- AIM:
Below is some material; set it all down exactly, apart from the pictures.

- GIVEN DATA:
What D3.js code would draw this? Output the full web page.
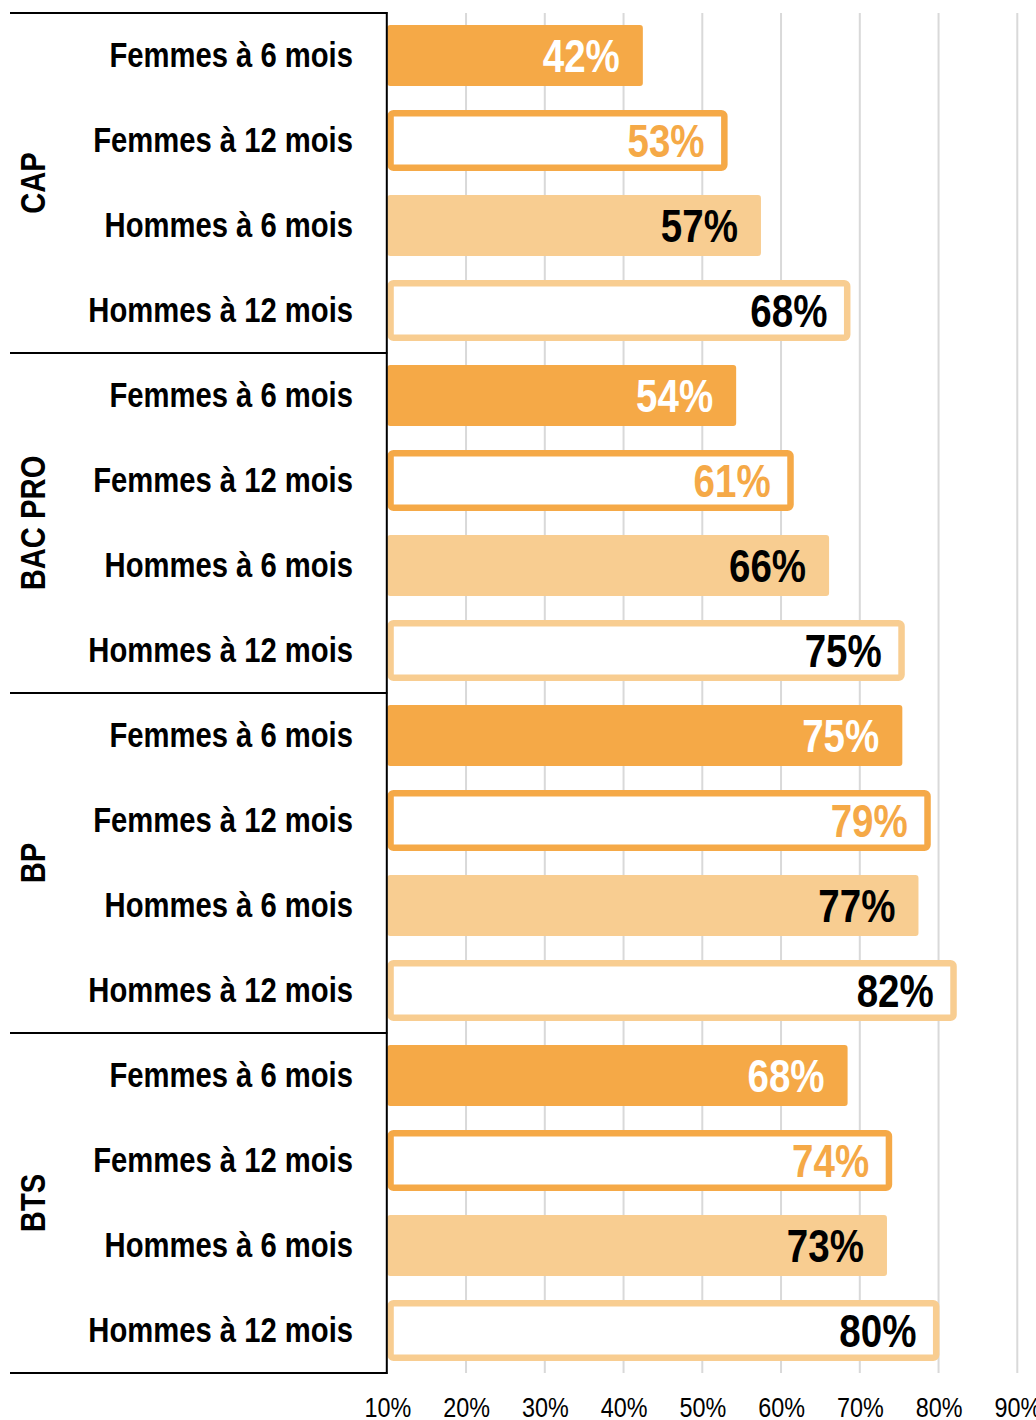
<!DOCTYPE html>
<html>
<head>
<meta charset="utf-8">
<script src="https://cdn.jsdelivr.net/npm/d3@7"></script>
<style>
  body { margin: 0; background: #fff; }
  svg text { font-family: "Liberation Sans", Arial, sans-serif; }
</style>
</head>
<body>
<svg id="chart" width="1036" height="1420"></svg>
<script>
// Données du graphique.
var groups = ["CAP", "BAC PRO", "BP", "BTS"];
var series = ["Femmes à 6 mois", "Femmes à 12 mois", "Hommes à 6 mois", "Hommes à 12 mois"];
var capValues = [42.45, 52.8, 57.45, 68.4];
var bacProValues = [54.3, 61.2, 66.1, 75.3];
var bpValues = [75.4, 78.6, 77.45, 81.9];
var btsValues = [68.45, 73.7, 73.45, 79.7];
var tickValues = [10, 20, 30, 40, 50, 60, 70, 80, 90];

var allValues = [capValues, bacProValues, bpValues, btsValues];

// Styles par série
var darkOrange = "#F5A947";
var lightOrange = "#F8CD91";
var seriesStyle = [
  {fill: darkOrange, stroke: null, text: "#ffffff"},
  {fill: "#ffffff", stroke: darkOrange, text: darkOrange},
  {fill: lightOrange, stroke: null, text: "#000000"},
  {fill: "#ffffff", stroke: lightOrange, text: "#000000"}
];
var narrow = 0.82; // pas d'Arial Narrow : on compresse Liberation Sans
var narrowLabel = 0.835;

var rows = [];
groups.forEach(function(g, gi) {
  series.forEach(function(s, si) {
    rows.push({group: g, serie: s, si: si, value: allValues[gi][si], key: g + "|" + s});
  });
});

var svg = d3.select("#chart");
var mLeft = 387.3, mRight = 1017.3, mTop = 13, mBottom = 1373;

var x = d3.scaleLinear().domain([10, 90]).range([mLeft, mRight]);
var y = d3.scaleBand()
  .domain(rows.map(function(d) { return d.key; }))
  .range([mTop, mBottom])
  .paddingInner(0.28)
  .paddingOuter(0.14);
var rowStep = y.step();

// Grille verticale
svg.append("g").selectAll("line")
  .data(tickValues.slice(1))
  .enter().append("line")
  .attr("x1", function(d) { return x(d); })
  .attr("x2", function(d) { return x(d); })
  .attr("y1", mTop)
  .attr("y2", mBottom)
  .attr("stroke", "#d9d9d9")
  .attr("stroke-width", 2);

// Barres (contour centré sur la valeur pour les barres « à 12 mois »)
var sw = 6.5;
function isOutline(d) { return !!seriesStyle[d.si].stroke; }
function barEnd(d) { return isOutline(d) ? x(d.value) + sw / 2 : x(d.value); }

svg.append("g").selectAll("rect")
  .data(rows)
  .enter().append("rect")
  .attr("x", function(d) { return isOutline(d) ? x(10) + sw / 2 : x(10); })
  .attr("y", function(d) { return isOutline(d) ? y(d.key) + sw / 2 : y(d.key); })
  .attr("width", function(d) { return isOutline(d) ? x(d.value) - x(10) - sw / 2 : x(d.value) - x(10); })
  .attr("height", function(d) { return isOutline(d) ? y.bandwidth() - sw : y.bandwidth(); })
  .attr("rx", 3)
  .attr("fill", function(d) { return seriesStyle[d.si].fill; })
  .attr("stroke", function(d) { return seriesStyle[d.si].stroke || "none"; })
  .attr("stroke-width", sw);

// Étiquettes de valeur
svg.append("g").selectAll("text")
  .data(rows)
  .enter().append("text")
  .attr("transform", function(d) {
    return "translate(" + (barEnd(d) - 23) + "," + (y(d.key) + y.bandwidth() / 2) + ") scale(" + narrow + ",1)";
  })
  .attr("dy", "0.36em")
  .attr("text-anchor", "end")
  .attr("font-size", 47)
  .attr("font-weight", "bold")
  .attr("fill", function(d) { return seriesStyle[d.si].text; })
  .text(function(d) { return Math.round(d.value) + "%"; });

// Libellés des catégories
svg.append("g").selectAll("text")
  .data(rows)
  .enter().append("text")
  .attr("transform", function(d) {
    return "translate(353," + (y(d.key) + y.bandwidth() / 2 - 1) + ") scale(" + narrowLabel + ",1)";
  })
  .attr("dy", "0.35em")
  .attr("text-anchor", "end")
  .attr("font-size", 35)
  .attr("font-weight", "bold")
  .attr("fill", "#000")
  .text(function(d) { return d.serie; });

// Libellés des groupes (verticaux)
svg.append("g").selectAll("text")
  .data(groups)
  .enter().append("text")
  .attr("transform", function(g, gi) {
    var cy = mTop + rowStep * series.length * (gi + 0.5);
    return "translate(33," + cy + ") rotate(-90) scale(" + narrowLabel + ",1)";
  })
  .attr("dy", "0.35em")
  .attr("text-anchor", "middle")
  .attr("font-size", 35)
  .attr("font-weight", "bold")
  .text(function(g) { return g; });

// Séparateurs de groupes
var sepY = d3.range(groups.length + 1).map(function(i) { return mTop + rowStep * series.length * i; });
svg.append("g").selectAll("line")
  .data(sepY)
  .enter().append("line")
  .attr("x1", 10)
  .attr("x2", mLeft)
  .attr("y1", function(d) { return d; })
  .attr("y2", function(d) { return d; })
  .attr("stroke", "#000")
  .attr("stroke-width", 2);

// Axe vertical
svg.append("line")
  .attr("x1", mLeft - 0.5).attr("x2", mLeft - 0.5)
  .attr("y1", mTop - 1).attr("y2", mBottom + 1)
  .attr("stroke", "#000")
  .attr("stroke-width", 2);

// Axe horizontal (libellés uniquement)
var xAxis = d3.axisBottom(x)
  .tickValues(tickValues)
  .tickSize(0)
  .tickFormat(function(d) { return d + "%"; });
var gx = svg.append("g")
  .attr("transform", "translate(0," + mBottom + ")")
  .call(xAxis);
gx.select(".domain").remove();
gx.attr("font-family", null).attr("font-size", null);
gx.selectAll("text")
  .attr("y", 0)
  .attr("dy", 0)
  .attr("transform", "translate(0,44) scale(" + narrowLabel + ",1)")
  .attr("font-size", 28)
  .attr("fill", "#000");
</script>
</body>
</html>
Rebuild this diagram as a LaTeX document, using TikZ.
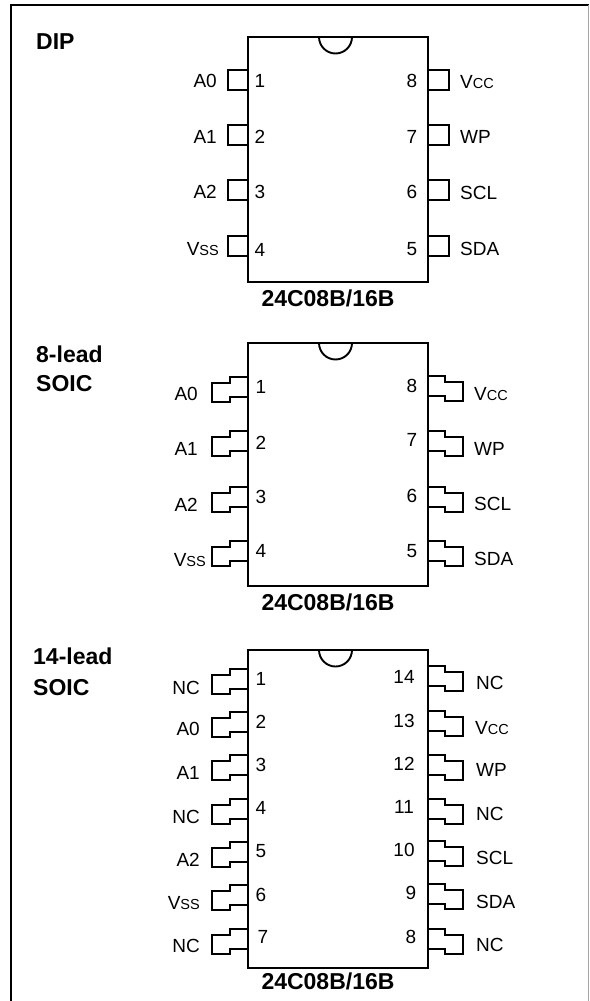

- ANSWER TO THE EXERCISE:
What D3.js code would draw this? Output the full web page.
<!DOCTYPE html>
<html>
<head>
<meta charset="utf-8">
<script src="https://cdn.jsdelivr.net/npm/d3@7"></script>
<style>
  body { margin: 0; background: #fff; }
  svg text { font-family: "Liberation Sans", Arial, sans-serif; }
</style>
</head>
<body>
<svg id="chart" width="1036" height="1420"></svg>
<script>
// Données du graphique.
var groups = ["CAP", "BAC PRO", "BP", "BTS"];
var series = ["Femmes à 6 mois", "Femmes à 12 mois", "Hommes à 6 mois", "Hommes à 12 mois"];
var capValues = [42.45, 52.8, 57.45, 68.4];
var bacProValues = [54.3, 61.2, 66.1, 75.3];
var bpValues = [75.4, 78.6, 77.45, 81.9];
var btsValues = [68.45, 73.7, 73.45, 79.7];
var tickValues = [10, 20, 30, 40, 50, 60, 70, 80, 90];

var allValues = [capValues, bacProValues, bpValues, btsValues];

// Styles par série
var darkOrange = "#F5A947";
var lightOrange = "#F8CD91";
var seriesStyle = [
  {fill: darkOrange, stroke: null, text: "#ffffff"},
  {fill: "#ffffff", stroke: darkOrange, text: darkOrange},
  {fill: lightOrange, stroke: null, text: "#000000"},
  {fill: "#ffffff", stroke: lightOrange, text: "#000000"}
];
var narrow = 0.82; // pas d'Arial Narrow : on compresse Liberation Sans
var narrowLabel = 0.835;

var rows = [];
groups.forEach(function(g, gi) {
  series.forEach(function(s, si) {
    rows.push({group: g, serie: s, si: si, value: allValues[gi][si], key: g + "|" + s});
  });
});

var svg = d3.select("#chart");
var mLeft = 387.3, mRight = 1017.3, mTop = 13, mBottom = 1373;

var x = d3.scaleLinear().domain([10, 90]).range([mLeft, mRight]);
var y = d3.scaleBand()
  .domain(rows.map(function(d) { return d.key; }))
  .range([mTop, mBottom])
  .paddingInner(0.28)
  .paddingOuter(0.14);
var rowStep = y.step();

// Grille verticale
svg.append("g").selectAll("line")
  .data(tickValues.slice(1))
  .enter().append("line")
  .attr("x1", function(d) { return x(d); })
  .attr("x2", function(d) { return x(d); })
  .attr("y1", mTop)
  .attr("y2", mBottom)
  .attr("stroke", "#d9d9d9")
  .attr("stroke-width", 2);

// Barres (contour centré sur la valeur pour les barres « à 12 mois »)
var sw = 6.5;
function isOutline(d) { return !!seriesStyle[d.si].stroke; }
function barEnd(d) { return isOutline(d) ? x(d.value) + sw / 2 : x(d.value); }

svg.append("g").selectAll("rect")
  .data(rows)
  .enter().append("rect")
  .attr("x", function(d) { return isOutline(d) ? x(10) + sw / 2 : x(10); })
  .attr("y", function(d) { return isOutline(d) ? y(d.key) + sw / 2 : y(d.key); })
  .attr("width", function(d) { return isOutline(d) ? x(d.value) - x(10) - sw / 2 : x(d.value) - x(10); })
  .attr("height", function(d) { return isOutline(d) ? y.bandwidth() - sw : y.bandwidth(); })
  .attr("rx", 3)
  .attr("fill", function(d) { return seriesStyle[d.si].fill; })
  .attr("stroke", function(d) { return seriesStyle[d.si].stroke || "none"; })
  .attr("stroke-width", sw);

// Étiquettes de valeur
svg.append("g").selectAll("text")
  .data(rows)
  .enter().append("text")
  .attr("transform", function(d) {
    return "translate(" + (barEnd(d) - 23) + "," + (y(d.key) + y.bandwidth() / 2) + ") scale(" + narrow + ",1)";
  })
  .attr("dy", "0.36em")
  .attr("text-anchor", "end")
  .attr("font-size", 47)
  .attr("font-weight", "bold")
  .attr("fill", function(d) { return seriesStyle[d.si].text; })
  .text(function(d) { return Math.round(d.value) + "%"; });

// Libellés des catégories
svg.append("g").selectAll("text")
  .data(rows)
  .enter().append("text")
  .attr("transform", function(d) {
    return "translate(353," + (y(d.key) + y.bandwidth() / 2 - 1) + ") scale(" + narrowLabel + ",1)";
  })
  .attr("dy", "0.35em")
  .attr("text-anchor", "end")
  .attr("font-size", 35)
  .attr("font-weight", "bold")
  .attr("fill", "#000")
  .text(function(d) { return d.serie; });

// Libellés des groupes (verticaux)
svg.append("g").selectAll("text")
  .data(groups)
  .enter().append("text")
  .attr("transform", function(g, gi) {
    var cy = mTop + rowStep * series.length * (gi + 0.5);
    return "translate(33," + cy + ") rotate(-90) scale(" + narrowLabel + ",1)";
  })
  .attr("dy", "0.35em")
  .attr("text-anchor", "middle")
  .attr("font-size", 35)
  .attr("font-weight", "bold")
  .text(function(g) { return g; });

// Séparateurs de groupes
var sepY = d3.range(groups.length + 1).map(function(i) { return mTop + rowStep * series.length * i; });
svg.append("g").selectAll("line")
  .data(sepY)
  .enter().append("line")
  .attr("x1", 10)
  .attr("x2", mLeft)
  .attr("y1", function(d) { return d; })
  .attr("y2", function(d) { return d; })
  .attr("stroke", "#000")
  .attr("stroke-width", 2);

// Axe vertical
svg.append("line")
  .attr("x1", mLeft - 0.5).attr("x2", mLeft - 0.5)
  .attr("y1", mTop - 1).attr("y2", mBottom + 1)
  .attr("stroke", "#000")
  .attr("stroke-width", 2);

// Axe horizontal (libellés uniquement)
var xAxis = d3.axisBottom(x)
  .tickValues(tickValues)
  .tickSize(0)
  .tickFormat(function(d) { return d + "%"; });
var gx = svg.append("g")
  .attr("transform", "translate(0," + mBottom + ")")
  .call(xAxis);
gx.select(".domain").remove();
gx.attr("font-family", null).attr("font-size", null);
gx.selectAll("text")
  .attr("y", 0)
  .attr("dy", 0)
  .attr("transform", "translate(0,44) scale(" + narrowLabel + ",1)")
  .attr("font-size", 28)
  .attr("fill", "#000");
</script>
</body>
</html>
Rebuild this diagram as a LaTeX document, using TikZ.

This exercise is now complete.